How one Tacoma family of five creates private space, shared space, and spaces that combine both



The Bowman family convenes in a common area in their North Tacoma home.

PHOTO: JOSHUA HUSTON

Natalie and Jake Bowman, and their three kids, Violet, 6, Gus, 4, and Faye, 1, have found a beautiful way to cultivate lasting relationships in their family: transparency. Glass, to be specific.

The family lives in a North Tacoma home that was built in 1900. They bought the home with already installed restorative updates and improvements as well as charming vintage details from the original build, including heavy pocket doors with intricate detailing, push-button power switches, classic brass light fixtures, a wood-burning stove, crown molding, carved designs on the window sills, and original hardwoods throughout.
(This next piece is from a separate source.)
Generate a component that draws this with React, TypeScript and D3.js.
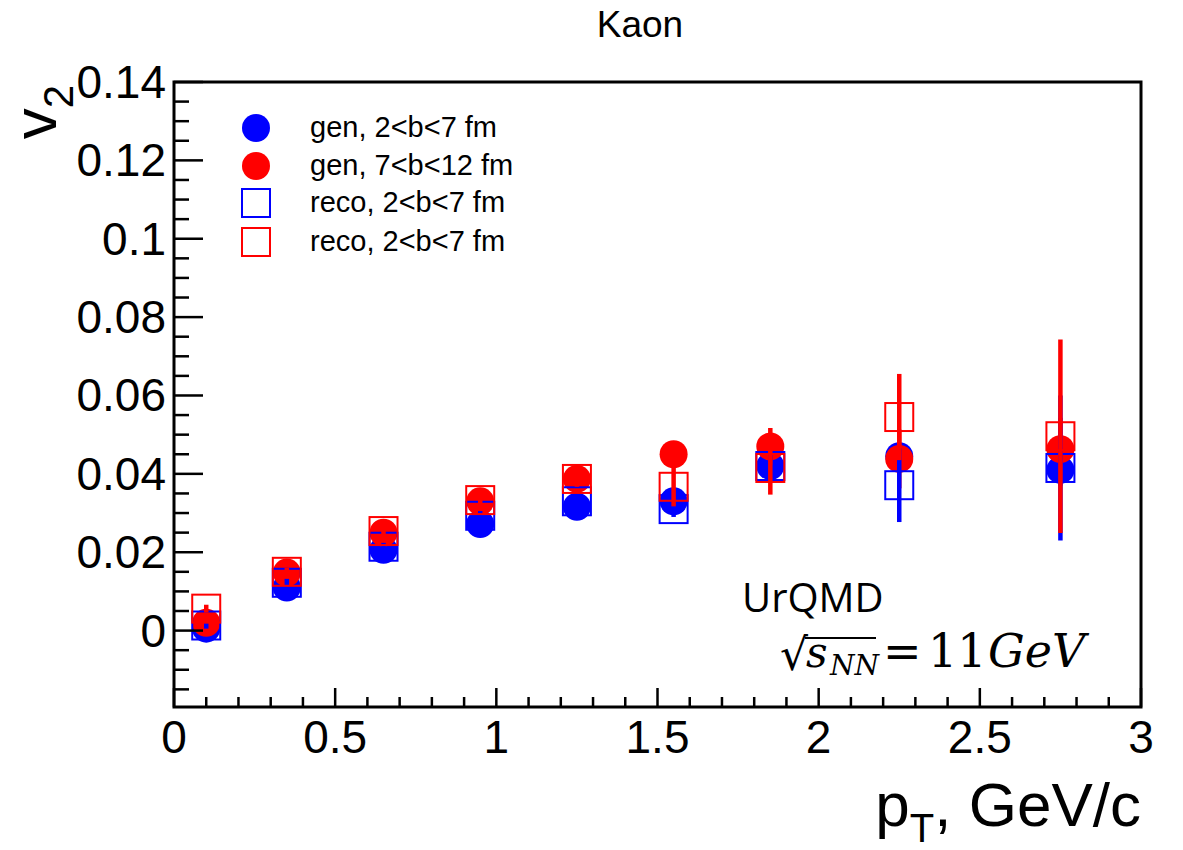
import React from "react";
import * as d3 from "d3";

// pT bin centres, GeV/c
const ptBins = [0.1, 0.35, 0.65, 0.95, 1.25, 1.55, 1.85, 2.25, 2.75];

// v2 values
const genCentral = [0.0005, 0.011, 0.0206, 0.0272, 0.0316, 0.033, 0.042, 0.0445, 0.041];
const genCentralErr = [0.0005, 0.0005, 0.0005, 0.0007, 0.0008, 0.001, 0.0015, 0.003, 0.004];
const genPeripheral = [0.002, 0.0148, 0.025, 0.033, 0.0387, 0.045, 0.047, 0.0438, 0.0463];
const genPeripheralErr = [0.001, 0.001, 0.001, 0.0012, 0.0015, 0.002, 0.0047, 0.0075, 0.008];
const recoCentral = [0.0013, 0.0122, 0.0214, 0.0293, 0.033, 0.031, 0.042, 0.0371, 0.0415];
const recoCentralErr = [0.0008, 0.001, 0.001, 0.0012, 0.0015, 0.002, 0.003, 0.0094, 0.0185];
const recoPeripheral = [0.0056, 0.015, 0.0254, 0.0333, 0.0387, 0.0367, 0.0415, 0.0545, 0.0496];
const recoPeripheralErr = [0.001, 0.001, 0.0012, 0.0015, 0.002, 0.005, 0.0068, 0.011, 0.0247];

const legendLabels = ["gen, 2<b<7 fm", "gen, 7<b<12 fm", "reco, 2<b<7 fm", "reco, 2<b<7 fm"];
const xTickLabels = ["0", "0.5", "1", "1.5", "2", "2.5", "3"];
const yTickLabels = ["0", "0.02", "0.04", "0.06", "0.08", "0.1", "0.12", "0.14"];

const W = 1183, H = 850;
const left = 174, right = 1141, top = 82, bottom = 707;
const BLUE = "#0000ff", RED = "#ff0000";
const rootFont = "'Liberation Sans', Arial, Helvetica, sans-serif";
const mathFont = "'DejaVu Serif', 'Liberation Serif', serif";

export default function App() {
  const x = d3.scaleLinear().domain([0, 3]).range([left, right]);
  const y = d3.scaleLinear().domain([-0.0195, 0.14]).range([bottom, top]);

  const xMinor = d3.range(0, 3.0001, 0.1);
  const yMinor = d3.range(-0.015, 0.1401, 0.005);

  const series = [
    { vals: genCentral, errs: genCentralErr, color: BLUE, kind: "circle" },
    { vals: genPeripheral, errs: genPeripheralErr, color: RED, kind: "circle" },
    { vals: recoCentral, errs: recoCentralErr, color: BLUE, kind: "square" },
    { vals: recoPeripheral, errs: recoPeripheralErr, color: RED, kind: "square" },
  ];

  const marker = (kind, color, cx, cy, key) =>
    kind === "circle" ? (
      <circle key={key} cx={cx} cy={cy} r={14} fill={color} />
    ) : (
      <rect key={key} x={cx - 14} y={cy - 14} width={28} height={28} fill="none" stroke={color} strokeWidth={2} />
    );

  return (
    <svg width={W} height={H} style={{ position: "absolute", left: 0, top: 0, background: "#fff" }}>
      <rect width={W} height={H} fill="#fff" />

      {/* title */}
      <text x={640} y={37} textAnchor="middle" fontFamily={rootFont} fontSize={37}>Kaon</text>

      {/* data */}
      {series.map((s, si) => (
        <g key={si}>
          {ptBins.map((pt, i) => (
            <g key={i}>
              <line x1={x(pt)} x2={x(pt)} y1={y(s.vals[i] - s.errs[i])} y2={y(s.vals[i] + s.errs[i])}
                stroke={s.color} strokeWidth={4.5} />
              {marker(s.kind, s.color, x(pt), y(s.vals[i]), "m")}
            </g>
          ))}
        </g>
      ))}

      {/* frame */}
      <rect x={left} y={top} width={right - left} height={bottom - top} fill="none" stroke="#000" strokeWidth={3} />

      {/* x ticks */}
      {xMinor.map((v, i) => (
        <line key={i} x1={x(v)} x2={x(v)} y1={bottom} y2={bottom - (i % 5 === 0 ? 19 : 10)} stroke="#000" strokeWidth={2.5} />
      ))}
      {xTickLabels.map((t) => (
        <text key={t} x={x(+t)} y={753} textAnchor="middle" fontFamily={rootFont} fontSize={46}>{t}</text>
      ))}

      {/* y ticks */}
      {yMinor.map((v, i) => {
        const major = Math.abs(Math.round(v / 0.005)) % 4 === 0;
        return (
          <line key={i} x1={left} x2={left + (major ? 29 : 15)} y1={y(v)} y2={y(v)} stroke="#000" strokeWidth={2.5} />
        );
      })}
      {yTickLabels.map((t) => (
        <text key={t} x={166} y={y(+t) + 16} textAnchor="end" fontFamily={rootFont} fontSize={46}>{t}</text>
      ))}

      {/* axis titles */}
      <text transform="translate(56,85) rotate(-90)" textAnchor="end" fontFamily={rootFont} fontSize={62}>
        v<tspan dy={17} fontSize={42}>2</tspan>
      </text>
      <text x={right} y={826} textAnchor="end" fontFamily={rootFont} fontSize={62}>
        p<tspan dy={16} fontSize={40}>T</tspan><tspan dy={-16}>, GeV/c</tspan>
      </text>

      {/* legend */}
      {legendLabels.map((lab, i) => {
        const cy = [128, 166, 203, 242][i];
        const s = series[i];
        return (
          <g key={i}>
            {marker(s.kind, s.color, 256, cy, "lm")}
            <text x={310} y={cy + 9} fontFamily={rootFont} fontSize={29}>{lab}</text>
          </g>
        );
      })}

      {/* annotation */}
      <text x={742} y={612} fontFamily="'Open Sans', 'Noto Sans', sans-serif" fontSize={40}>UrQMD</text>
      <text x={780} y={670} fontFamily={mathFont} fontSize={44}>√</text>
      <line x1={805} x2={876} y1={638} y2={638} stroke="#000" strokeWidth={2.2} />
      <text x={806} y={667} fontFamily={mathFont} fontStyle="italic" fontSize={42}>s</text>
      <text x={830} y={675} fontFamily={mathFont} fontStyle="italic" fontSize={28}>NN</text>
      <text x={883} y={667} fontFamily={mathFont} fontSize={46}>=</text>
      <text x={928} y={667} fontFamily={mathFont} fontSize={46}>11</text>
      <text x={988} y={667} fontFamily={mathFont} fontStyle="italic" fontSize={46}>GeV</text>
    </svg>
  );
}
The classic kitchen contains a white Viking range, checkerboard flooring, and white cabinetry. Their large lot (9,000 square feet) allows for lush landscaping, fruit trees and berry bushes, and plenty of space to host communal events like Easter-egg hunts and the annual White Elephant/Karaoke Jam, now seven years running.
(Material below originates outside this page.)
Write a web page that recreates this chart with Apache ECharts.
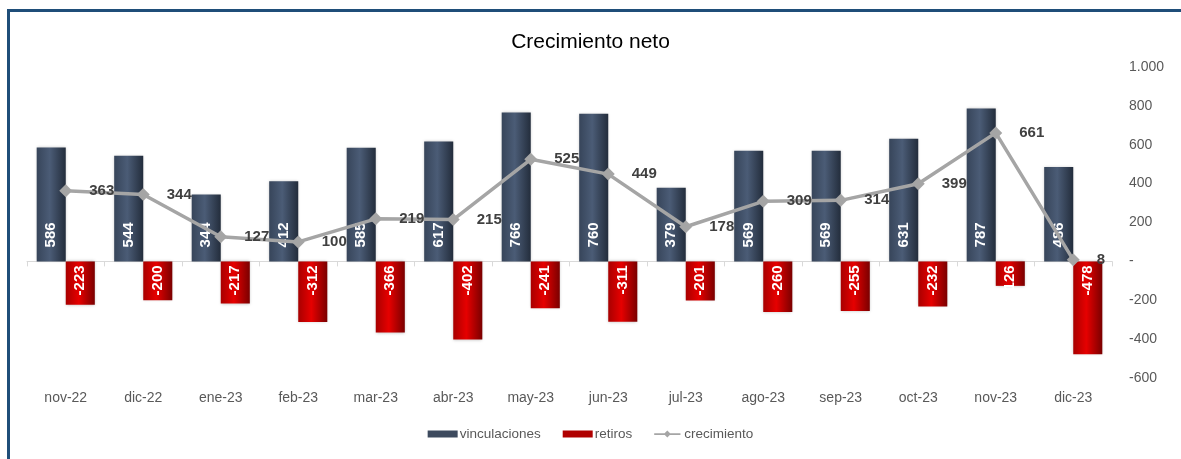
<!DOCTYPE html>
<html>
<head>
<meta charset="utf-8">
<title>Crecimiento neto</title>
<script src="https://cdn.jsdelivr.net/npm/echarts@6/dist/echarts.min.js"></script>
<style>
  html, body { margin: 0; padding: 0; background: #fff; }
  #chartWrap { width: 1181px; height: 459px; }
</style>
</head>
<body>
<div id="chartWrap"></div>
<script>
// datos
var meses = ['nov-22', 'dic-22', 'ene-23', 'feb-23', 'mar-23', 'abr-23', 'may-23',
  'jun-23', 'jul-23', 'ago-23', 'sep-23', 'oct-23', 'nov-23', 'dic-23'];
var vinculaciones = [586, 544, 344, 412, 585, 617, 766, 760, 379, 569, 569, 631, 787, 486];
var retiros = [-223, -200, -217, -312, -366, -402, -241, -311, -201, -260, -255, -232, -126, -478];
var crecimiento = [363, 344, 127, 100, 219, 215, 525, 449, 178, 309, 314, 399, 661, 8];
var ejeMin = -600;
var ejeMax = 1000;
var ejeIntervalo = 200;

var FONT = '"Liberation Sans", Arial, sans-serif';

// degradado horizontal para simular las barras 3D de excel
function degradado(borde, centro, borde2) {
  return new echarts.graphic.LinearGradient(0, 0, 1, 0, [
    { offset: 0, color: borde },
    { offset: 0.45, color: centro },
    { offset: 1, color: borde2 }
  ]);
}

// 1000 -> 1.000, 0 -> -
function formatoEje(v) {
  if (v === 0) {
    return '-';
  }
  var s = String(Math.abs(v)).replace(/\B(?=(\d{3})+(?!\d))/g, '.');
  return (v < 0 ? '-' : '') + s;
}

var myChart = echarts.init(document.getElementById('chartWrap'));

var option = {
  backgroundColor: '#fff',
  animation: false,
  textStyle: { fontFamily: FONT },
  title: {
    text: 'Crecimiento neto',
    left: 'center',
    top: 27,
    textStyle: { fontFamily: FONT, fontSize: 21, fontWeight: 'normal', color: '#000' }
  },
  // marco azul del grafico
  graphic: [{
    type: 'rect',
    shape: { x: 8.5, y: 10.5, width: 1300, height: 600 },
    style: { fill: 'none', stroke: '#1F4E79', lineWidth: 3 },
    silent: true
  }],
  legend: {
    bottom: 13,
    left: 'center',
    itemWidth: 30,
    itemHeight: 7,
    itemGap: 22,
    textStyle: { fontFamily: FONT, fontSize: 13.5, color: '#595959', padding: [0, 0, 0, -3] },
    data: [
      { name: 'vinculaciones', icon: 'rect', itemStyle: { color: '#3d4a5e' } },
      { name: 'retiros', icon: 'rect', itemStyle: { color: '#b00000' } },
      { name: 'crecimiento', icon: 'path://M0,3 L30,3 L30,5 L0,5 Z M11,4 L15,0 L19,4 L15,8 Z', itemStyle: { color: '#A5A5A5' } }
    ]
  },
  grid: { left: 27, right: 69, top: 67, bottom: 81 },
  xAxis: [{
    type: 'category',
    data: meses,
    axisLine: { onZero: true, lineStyle: { color: '#D9D9D9', width: 1 } },
    axisTick: { show: true, length: 5, lineStyle: { color: '#D9D9D9' } },
    axisLabel: { show: false }
  }, {
    type: 'category',
    data: meses,
    position: 'bottom',
    axisLine: { show: false, onZero: false },
    axisTick: { show: false },
    axisLabel: { margin: 13, fontFamily: FONT, fontSize: 14, color: '#595959' }
  }],
  yAxis: {
    type: 'value',
    position: 'right',
    min: ejeMin,
    max: ejeMax,
    interval: ejeIntervalo,
    splitLine: { show: false },
    axisLine: { show: false },
    axisTick: { show: false },
    axisLabel: { margin: 17, fontFamily: FONT, fontSize: 14, color: '#595959', formatter: formatoEje }
  },
  series: [{
    name: 'vinculaciones',
    type: 'bar',
    data: vinculaciones,
    barGap: '0%',
    barCategoryGap: '25%',
    itemStyle: {
      color: degradado('#37455a', '#4b5c76', '#232d3c'),
      shadowColor: 'rgba(0,0,0,0.25)',
      shadowBlur: 3
    },
    label: {
      show: true,
      position: 'insideBottom',
      distance: 14,
      rotate: 90,
      align: 'left',
      verticalAlign: 'middle',
      fontFamily: FONT,
      fontSize: 15,
      fontWeight: 'bold',
      color: '#fff'
    },
    z: 2
  }, {
    name: 'retiros',
    type: 'bar',
    data: retiros,
    itemStyle: {
      color: degradado('#a80000', '#e60000', '#7a0000'),
      shadowColor: 'rgba(0,0,0,0.25)',
      shadowBlur: 3
    },
    label: {
      show: true,
      position: 'insideTop',
      distance: 4,
      rotate: 90,
      align: 'right',
      verticalAlign: 'middle',
      fontFamily: FONT,
      fontSize: 15,
      fontWeight: 'bold',
      color: '#fff'
    },
    z: 2
  }, {
    name: 'crecimiento',
    type: 'line',
    data: crecimiento,
    symbol: 'diamond',
    symbolSize: 13,
    lineStyle: { color: '#A5A5A5', width: 3.5 },
    itemStyle: { color: '#A5A5A5' },
    label: {
      show: true,
      position: 'right',
      distance: 17,
      fontFamily: FONT,
      fontSize: 15,
      fontWeight: 'bold',
      color: '#404040'
    },
    z: 5
  }]
};

myChart.setOption(option);
</script>
</body>
</html>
Perhaps the home’s best details, however, are the glass French doors between the children’s bedrooms. The open, whimsical feel is reminiscent of the children’s room in Mary Poppins. The kids “rarely close the doors,” says Natalie. “They even sleep with them open. It makes the rooms feel shared, but there is still plenty of privacy for each of the kids.” The open doors allow the kids to run in circles and go back and forth between each other’s rooms, often setting up superhero worlds in Gus’s room and creating neighborhoods and restaurants in Violet’s room. The open doors also offer comfort for parents and kids—Gus and Violet feel secure being close, and the glass door to Faye’s room allows the family to check on the baby without disturbing her. A vintage, built-in baby monitor!

The home boasts four bedrooms and a bathroom on the second floor, so the entire family sleeps on one level. Looking ahead, Natalie says, “I suspect there will come a point when Violet outgrows [having her door open] and wants her privacy, but I hope that phase is far in the future. They are best friends right now, and it is awesome to watch them play together.”

They’ve also been able to pitch in with the décor now and then, choosing paint colors for their rooms (white paint with rainbow decals, please!) and helping to rearrange and organize depending on that week’s project or play.

Natalie does admit that she fears a slamming door during a tantrum, but “nothing drastic has happened yet.” The doors will occasionally be closed, but not often. For example, when Violet had a sleepover with ten of her friends, they proudly hung a large piece of fabric over the glass to keep boys out. The fabric, addressed to the girls themselves, read, “No One Belongs Here More Than You.”